This last week saw an explosion of pent-up frustration. It started with an argument sparked by a prominent edu-tweeter and then rapidly moved on to a critique of researchED.
You could almost sense the release of pressure. All of a sudden, armchair pundits everywhere were having their say on what researchED should be and how it should be run.
Since the initial diffuse criticisms, it has emerged that there are those out there who value different things. To them, researchED is ‘positivistic’, too critical of teacher education and too concerned with a narrow view of ‘what works’. They would prefer it to pursue and promote their own priorities rather than those of the people who run it and organise it all. And you can understand why. After all, researchED is pretty successful.

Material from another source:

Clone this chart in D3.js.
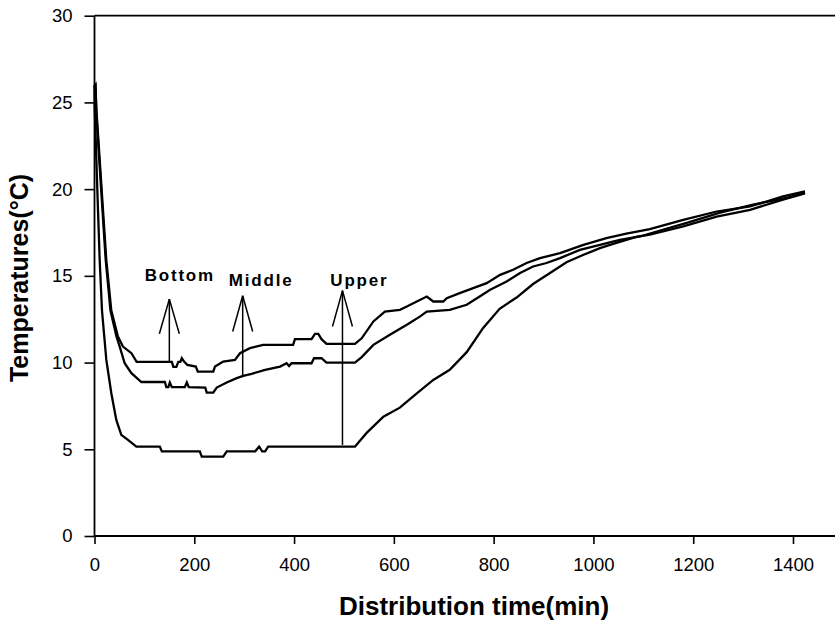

As a grassroots movement, researchED is capable of mobilising teachers on their precious weekends to come and listen to researchers and fellow teachers discuss the practical application of empirical education research. It has now grown into an international movement, running conferences in different continents. And it has achieved this without charging $600 a ticket thanks to partnering with a range of people and organisations who see its value.
Who wouldn’t want a piece of that?
Well, I have an idea. Don’t be disheartened if researchED doesn’t promote your agenda. Instead, why not consider starting a movement of your own? For instance, there could be a pomoED that is largely uninterested in practical applications and ‘what works’. Instead, it could focus on dialectic, critical pedagogy and all that kind of caper. Organisers would be free to monitor presenters’ ethnicities and genders in whatever way they saw fit.
All you would need to do is find the right partners, put it out there and see what happens. I’m sure that there are plenty of teachers literally dying at the thought of an opportunity like this.